▸ Task objective:
Your task is to reproduce, verbatim and without pictures, the lines from the opening of the listing through the line containing "const legendSizes = [20000, 10000, 1000];".

▸ Data shown:
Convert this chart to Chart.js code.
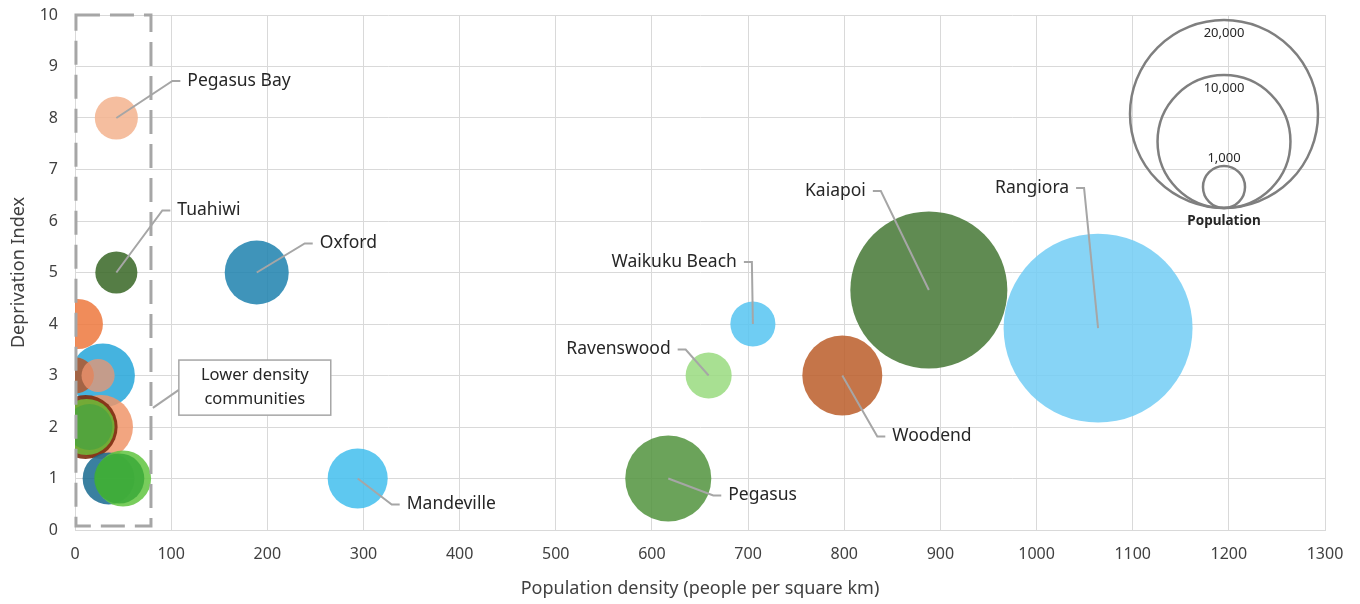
<!DOCTYPE html>
<html>
<head>
<meta charset="utf-8">
<script src="https://cdn.jsdelivr.net/npm/chart.js@4.4.1/dist/chart.umd.min.js"></script>
<style>
  html, body { margin: 0; padding: 0; background: #fff; }
</style>
</head>
<body>
<canvas id="bubbles" width="1360" height="604"></canvas>
<script>
// one entry per community (unnamed ones are the small unlabelled places near the axis)
const communities = ['', '', '', '', '', '', '', '', '', '', '',
  'Tuahiwi', 'Pegasus Bay', 'Oxford', 'Mandeville', 'Ravenswood', 'Waikuku Beach',
  'Pegasus', 'Woodend', 'Kaiapoi', 'Rangiora'];
const density     = [3, 29, 1, 24, 27, 11, 12, 15, 35, 50, 46,
  43, 43, 189, 294, 659, 705, 617, 798, 888, 1064];
const deprivation = [4, 3, 3, 3, 2, 2, 2, 2, 1, 1, 1,
  5, 8, 5, 1, 3, 4, 1, 3, 4.66, 3.92];
const population  = [1420, 2320, 730, 620, 2320, 2320, 1780, 1200, 1530, 1780, 1420,
  1000, 1050, 2320, 2040, 1200, 1150, 4190, 3620, 13950, 20200];

const colours = [
  'rgba(237,120,61,0.85)', 'rgba(36,166,217,0.85)', 'rgba(181,87,42,0.85)', 'rgba(240,150,112,0.75)',
  'rgba(240,149,106,0.85)', 'rgba(125,45,15,0.9)', 'rgba(112,190,60,0.85)', 'rgba(78,163,62,0.85)',
  'rgba(23,106,143,0.85)', 'rgba(96,196,64,0.85)', 'rgba(60,170,58,0.85)',
  'rgba(55,102,37,0.85)', 'rgba(243,179,142,0.85)', 'rgba(29,129,174,0.85)', 'rgba(66,190,237,0.85)',
  'rgba(153,218,127,0.85)', 'rgba(86,196,241,0.85)', 'rgba(81,147,61,0.85)', 'rgba(187,93,41,0.85)',
  'rgba(68,119,52,0.85)', 'rgba(114,205,244,0.85)'
];

const legendSizes = [20000, 10000, 1000];

// label elbow offsets (px from the bubble centre) and which side the text sits
const callouts = {
  'Pegasus Bay':   [56, -37, 'right'],
  'Tuahiwi':       [46, -62, 'right'],
  'Oxford':        [48, -29, 'right'],
  'Mandeville':    [34, 26, 'right'],
  'Pegasus':       [45, 17, 'right'],
  'Woodend':       [35, 61, 'right'],
  'Waikuku Beach': [-1, -62, 'left'],
  'Ravenswood':    [-23, -26, 'left'],
  'Kaiapoi':       [-48, -99, 'left'],
  'Rangiora':      [-14, -140, 'left']
};

const FONT = "'Noto Sans', sans-serif";
const GREY = '#A6A6A6';

function radiusFor(pop) {
  return 94 * Math.sqrt(pop / 20000);
}

const points = density.map((d, i) => ({ x: d, y: deprivation[i], r: radiusFor(population[i]) }));

const extras = {
  id: 'extras',
  afterDatasetsDraw(chart) {
    const ctx = chart.ctx;
    const xs = chart.scales.x, ys = chart.scales.y;
    const area = chart.chartArea;
    ctx.save();

    // dashed box round the low density group
    ctx.strokeStyle = GREY;
    ctx.lineWidth = 3;
    ctx.setLineDash([24, 10]);
    const bx0 = xs.getPixelForValue(1), bx1 = xs.getPixelForValue(79);
    const by0 = ys.getPixelForValue(10), by1 = ys.getPixelForValue(0.08);
    ctx.strokeRect(bx0, by0, bx1 - bx0, by1 - by0);
    ctx.setLineDash([]);

    // "Lower density communities" callout
    const cx0 = xs.getPixelForValue(108), cx1 = xs.getPixelForValue(266);
    const cy0 = ys.getPixelForValue(3.3), cy1 = ys.getPixelForValue(2.23);
    ctx.lineWidth = 2;
    ctx.beginPath();
    ctx.moveTo(xs.getPixelForValue(81), ys.getPixelForValue(2.37));
    ctx.lineTo(cx0, ys.getPixelForValue(2.72));
    ctx.stroke();
    ctx.fillStyle = '#fff';
    ctx.fillRect(cx0, cy0, cx1 - cx0, cy1 - cy0);
    ctx.lineWidth = 1.5;
    ctx.strokeRect(cx0, cy0, cx1 - cx0, cy1 - cy0);
    ctx.fillStyle = '#262626';
    ctx.font = '16.5px ' + FONT;
    ctx.textAlign = 'center';
    ctx.textBaseline = 'middle';
    const mid = (cx0 + cx1) / 2, midY = (cy0 + cy1) / 2;
    ctx.fillText('Lower density', mid, midY - 12);
    ctx.fillText('communities', mid, midY + 12);

    // leader lines and labels
    ctx.font = '17.5px ' + FONT;
    ctx.lineWidth = 2;
    const meta = chart.getDatasetMeta(0);
    communities.forEach((name, i) => {
      const c = callouts[name];
      if (!c) return;
      const el = meta.data[i];
      const ex = el.x + c[0], ey = el.y + c[1];
      const dir = c[2] === 'right' ? 1 : -1;
      ctx.strokeStyle = GREY;
      ctx.beginPath();
      ctx.moveTo(el.x, el.y);
      ctx.lineTo(ex, ey);
      ctx.lineTo(ex + dir * 8, ey);
      ctx.stroke();
      ctx.fillStyle = '#262626';
      ctx.textAlign = dir > 0 ? 'left' : 'right';
      ctx.fillText(name, ex + dir * 15, ey);
    });

    // bubble size legend
    const lx = area.right - 101, lb = area.top + 193;
    ctx.strokeStyle = '#7F7F7F';
    ctx.lineWidth = 2.5;
    ctx.fillStyle = '#262626';
    ctx.font = '13px ' + FONT;
    ctx.textAlign = 'center';
    legendSizes.forEach((s, k) => {
      const r = radiusFor(s);
      ctx.beginPath();
      ctx.arc(lx, lb - r, r, 0, Math.PI * 2);
      ctx.stroke();
      const ty = k === legendSizes.length - 1 ? lb - 2 * r - 8 : lb - 2 * r + 13;
      ctx.fillText(s.toLocaleString('en-US'), lx, ty);
    });
    ctx.font = 'bold 13.5px ' + FONT;
    ctx.fillText('Population', lx, lb + 13);

    ctx.restore();
  }
};

new Chart(document.getElementById('bubbles'), {
  type: 'bubble',
  data: {
    labels: communities,
    datasets: [{
      data: points,
      backgroundColor: colours,
      borderWidth: 0,
      hoverBorderWidth: 0,
      clip: 0
    }]
  },
  options: {
    responsive: false,
    animation: false,
    layout: { autoPadding: false, padding: { top: 15, right: 35, left: 0, bottom: 0 } },
    plugins: {
      legend: { display: false },
      tooltip: { enabled: false }
    },
    scales: {
      x: {
        type: 'linear',
        min: 0,
        max: 1300,
        ticks: { stepSize: 100, padding: 15, color: '#404040', font: { family: FONT, size: 16 },
                 callback: (v) => String(v) },
        grid: { color: '#D9D9D9', drawTicks: false },
        border: { color: '#D9D9D9' },
        title: {
          display: true,
          text: 'Population density (people per square km)',
          color: '#404040',
          font: { family: FONT, size: 18 },
          padding: { top: 0, bottom: 4 }
        },
        afterFit: (s) => { s.height = 74; }
      },
      y: {
        min: 0,
        max: 10,
        ticks: { stepSize: 1, padding: 17, color: '#404040', font: { family: FONT, size: 16 } },
        grid: { color: '#D9D9D9', drawTicks: false },
        border: { color: '#D9D9D9' },
        title: {
          display: true,
          text: 'Deprivation Index',
          color: '#404040',
          font: { family: FONT, size: 18 },
          padding: { top: 8, bottom: 0 }
        },
        afterFit: (s) => { s.width = 75; s.paddingTop = 10; s.paddingBottom = 10; }
      }
    }
  },
  plugins: [extras]
});
</script>
</body>
</html>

▸ Output:
Convert this chart to Chart.js code.
<!DOCTYPE html>
<html>
<head>
<meta charset="utf-8">
<script src="https://cdn.jsdelivr.net/npm/chart.js@4.4.1/dist/chart.umd.min.js"></script>
<style>
  html, body { margin: 0; padding: 0; background: #fff; }
</style>
</head>
<body>
<canvas id="bubbles" width="1360" height="604"></canvas>
<script>
// one entry per community (unnamed ones are the small unlabelled places near the axis)
const communities = ['', '', '', '', '', '', '', '', '', '', '',
  'Tuahiwi', 'Pegasus Bay', 'Oxford', 'Mandeville', 'Ravenswood', 'Waikuku Beach',
  'Pegasus', 'Woodend', 'Kaiapoi', 'Rangiora'];
const density     = [3, 29, 1, 24, 27, 11, 12, 15, 35, 50, 46,
  43, 43, 189, 294, 659, 705, 617, 798, 888, 1064];
const deprivation = [4, 3, 3, 3, 2, 2, 2, 2, 1, 1, 1,
  5, 8, 5, 1, 3, 4, 1, 3, 4.66, 3.92];
const population  = [1420, 2320, 730, 620, 2320, 2320, 1780, 1200, 1530, 1780, 1420,
  1000, 1050, 2320, 2040, 1200, 1150, 4190, 3620, 13950, 20200];

const colours = [
  'rgba(237,120,61,0.85)', 'rgba(36,166,217,0.85)', 'rgba(181,87,42,0.85)', 'rgba(240,150,112,0.75)',
  'rgba(240,149,106,0.85)', 'rgba(125,45,15,0.9)', 'rgba(112,190,60,0.85)', 'rgba(78,163,62,0.85)',
  'rgba(23,106,143,0.85)', 'rgba(96,196,64,0.85)', 'rgba(60,170,58,0.85)',
  'rgba(55,102,37,0.85)', 'rgba(243,179,142,0.85)', 'rgba(29,129,174,0.85)', 'rgba(66,190,237,0.85)',
  'rgba(153,218,127,0.85)', 'rgba(86,196,241,0.85)', 'rgba(81,147,61,0.85)', 'rgba(187,93,41,0.85)',
  'rgba(68,119,52,0.85)', 'rgba(114,205,244,0.85)'
];

const legendSizes = [20000, 10000, 1000];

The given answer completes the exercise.